In a longer, forthcoming essay I will argue that the priests and monks who partnered with Silk Road merchants were more than companions of trade. If one is willing to place one’s life on the line in a territory that is foreign, dangerous and largely unknowable, a technique that merits coherence between material and immaterial becomes a critical component of a technological assemblage from which novel forms of agency emerge. Note that I write in present tense, because it is an insight that operates on us today as much as it did centuries ago. And yet, in a nation that prides itself on a liberation from the stronghold of top down religious models, we don’t view religion as a domain in which to inaugurate our techno-cartographic skills. But this where a fundamental cultural delusion has evaded material concern. As digital technology weaves its way into the systems that bind collective identity, the survivability of all technology has become so closely coupled with the business of technology that no business can yet survive without considering its relational footing. While ethics may be rooted in the very religious worldview sweeping economic promises claim to liberate us from, it is rendered vulnerable to the progressive arrows launched against ideological claims on objective moral truth. But understood as guiding questions, ethics in my view has merely mutated in conjunction with secularization of everyday language. The economic gospels we are all accustomed to, which espouse the need for virtuous problem solving in the nexus of individual greatness, minority empowerment, social justice and more only obfuscate what Bronowski reveals is an unceasing, omnipresent feature of human knowledge: faith.

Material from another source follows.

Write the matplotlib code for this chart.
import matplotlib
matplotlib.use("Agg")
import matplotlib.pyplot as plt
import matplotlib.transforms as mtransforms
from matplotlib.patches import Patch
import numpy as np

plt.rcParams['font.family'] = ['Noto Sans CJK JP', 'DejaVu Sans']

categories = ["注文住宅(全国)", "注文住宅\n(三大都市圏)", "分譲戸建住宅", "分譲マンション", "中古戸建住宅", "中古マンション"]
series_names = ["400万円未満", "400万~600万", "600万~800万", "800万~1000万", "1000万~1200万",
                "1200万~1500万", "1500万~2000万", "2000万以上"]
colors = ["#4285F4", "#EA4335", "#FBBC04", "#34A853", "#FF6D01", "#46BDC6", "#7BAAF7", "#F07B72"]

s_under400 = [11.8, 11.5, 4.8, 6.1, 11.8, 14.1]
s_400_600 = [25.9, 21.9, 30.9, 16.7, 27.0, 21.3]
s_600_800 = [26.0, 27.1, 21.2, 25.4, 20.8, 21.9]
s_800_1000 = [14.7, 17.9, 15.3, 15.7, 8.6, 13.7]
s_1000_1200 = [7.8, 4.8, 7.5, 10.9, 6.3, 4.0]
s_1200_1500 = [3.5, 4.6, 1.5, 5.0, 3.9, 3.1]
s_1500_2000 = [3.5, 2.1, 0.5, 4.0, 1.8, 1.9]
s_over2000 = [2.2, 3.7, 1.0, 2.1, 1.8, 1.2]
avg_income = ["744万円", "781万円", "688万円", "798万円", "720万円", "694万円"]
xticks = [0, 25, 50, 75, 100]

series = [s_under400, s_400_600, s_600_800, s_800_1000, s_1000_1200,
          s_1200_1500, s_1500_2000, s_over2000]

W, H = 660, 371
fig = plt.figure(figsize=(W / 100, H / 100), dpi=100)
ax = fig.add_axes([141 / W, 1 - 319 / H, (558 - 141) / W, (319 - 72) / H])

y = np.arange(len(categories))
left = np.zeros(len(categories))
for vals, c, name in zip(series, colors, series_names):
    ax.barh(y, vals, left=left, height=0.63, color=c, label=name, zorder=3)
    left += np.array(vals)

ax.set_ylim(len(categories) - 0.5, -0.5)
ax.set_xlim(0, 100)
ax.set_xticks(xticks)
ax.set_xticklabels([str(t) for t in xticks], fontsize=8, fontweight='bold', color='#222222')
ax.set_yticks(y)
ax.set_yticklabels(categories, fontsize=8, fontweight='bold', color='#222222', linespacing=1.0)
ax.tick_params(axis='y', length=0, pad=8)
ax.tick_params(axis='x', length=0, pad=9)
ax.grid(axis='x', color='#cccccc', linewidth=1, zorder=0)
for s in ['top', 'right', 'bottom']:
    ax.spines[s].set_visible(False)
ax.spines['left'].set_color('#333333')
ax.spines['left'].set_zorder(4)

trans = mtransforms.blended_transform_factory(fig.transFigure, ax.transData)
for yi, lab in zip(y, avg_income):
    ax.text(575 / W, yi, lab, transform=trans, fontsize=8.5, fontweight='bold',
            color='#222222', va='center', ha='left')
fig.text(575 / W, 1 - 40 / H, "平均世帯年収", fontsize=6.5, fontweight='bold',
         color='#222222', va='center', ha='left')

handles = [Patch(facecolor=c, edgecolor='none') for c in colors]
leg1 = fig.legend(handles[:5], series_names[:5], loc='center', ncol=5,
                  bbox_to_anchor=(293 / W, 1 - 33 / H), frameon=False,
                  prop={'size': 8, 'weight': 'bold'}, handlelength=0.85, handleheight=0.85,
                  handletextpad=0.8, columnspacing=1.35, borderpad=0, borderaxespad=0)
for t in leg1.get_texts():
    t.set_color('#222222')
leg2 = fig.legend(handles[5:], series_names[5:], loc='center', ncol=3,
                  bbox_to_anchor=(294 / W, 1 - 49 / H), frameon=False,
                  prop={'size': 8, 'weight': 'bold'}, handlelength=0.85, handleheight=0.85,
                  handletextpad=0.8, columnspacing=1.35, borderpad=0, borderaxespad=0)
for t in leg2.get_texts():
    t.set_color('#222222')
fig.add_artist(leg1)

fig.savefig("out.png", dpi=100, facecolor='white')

The kind of agency which emerged when existential conditions placed real constraints on the minds of explorers, merchants, and travelers, whose insights were designed to contend with the obdurate materialism of ancient problems, was informed by religious principles. And even today, ethics is still best understood as a set of practices which titrates the agency of becoming between the tangible present and the possible ideal, between life now and life beyond death. Innovators - of the material or of the mind - who push the boundaries of possibility in pursuit of realizable value have never been meaningfully bound to a materialist worldview because the map which claims to be the territory is inherently inadequate. To adapt one’s ontological position, to enact a sense of love for life, to be in relationship with both matter and spirit, is to deeply understand the use value of ethical or dare I say, religious, techniques for optimizing this experience we know as life.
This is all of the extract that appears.